Sunday, August 9, 2020

st. regis mint julep

1 jigger Rye (1 1/2 oz Sazerac)
1/2 pony Rum (1/4 oz Smith & Cross + 1/4 oz Appleton Signature)
12 leaf Mint
1 dash Grenadine (1/4 oz)
1 tsp Sugar (1/4 oz Simple Syrup)
1 tsp Water (omit)

Muddle the mint leaves in the bottom of a julep cup or double old fashioned glass. Dissolve the sugar in water (use simple syrup instead) and add the rest of the ingredients (I also removed the muddled mint leaves). Fill with crushed ice and garnish with mint sprigs.

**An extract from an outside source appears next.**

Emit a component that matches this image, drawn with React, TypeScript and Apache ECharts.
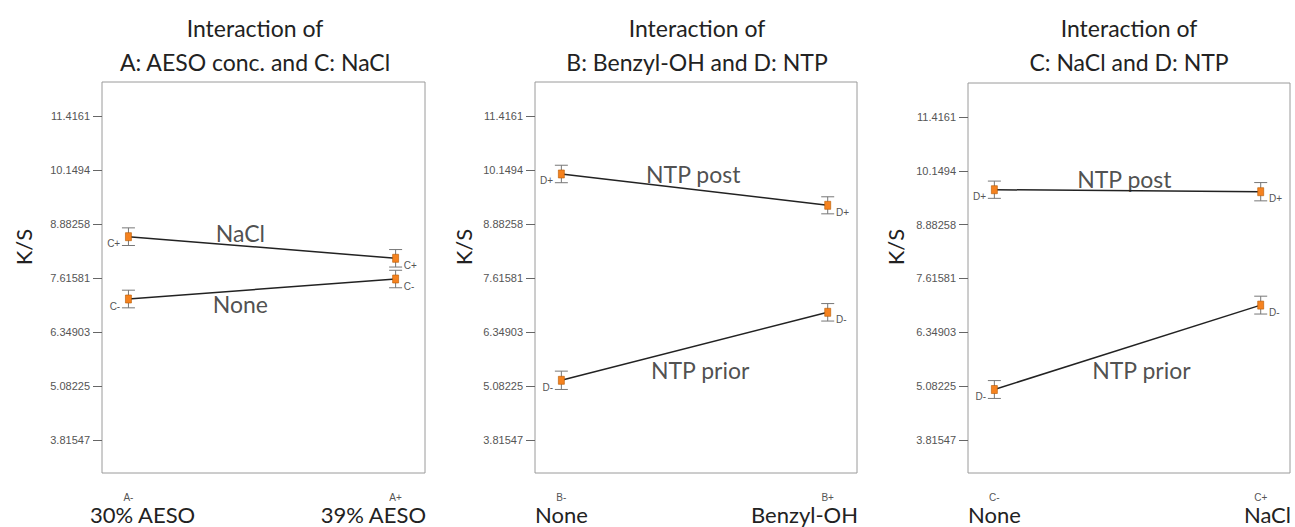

Two Sundays ago, I saw a mention of the St. Regis Mint Julep from Stanley Clisby Arthur's 1937 book Famous New Orleans Drinks & How to Mix'Em and was in the mood for a Julep. I, therefore, hunted out my reprint which provided the history that it was created by John Swago at the St. Regis Restaurant bar, and the split base reminded me of the American House and Prescription Juleps except here it was rye and rum instead of rye and brandy. The rye aspect instead of the more traditional Bourbon always makes me think of the quote from Richard Harwell's The Mint Julep book where Kentucky humorist Irvin S. Cobb declared, "Any guy who'd put rye in a mint julep and crush the leaves would put scorpions in a baby's bed."
The St. Regis Mint Julep began with an elegant mint bouquet presented to the nose followed by malt, caramel, and berry on the sip. Next, rye, rum funk, and mint on the swallow ended with a pomegranate and mint finish. Indeed, the inclusion of grenadine as part of the sweetener was delightful with its fruit notes akin to the peach element in the Georgia Julep.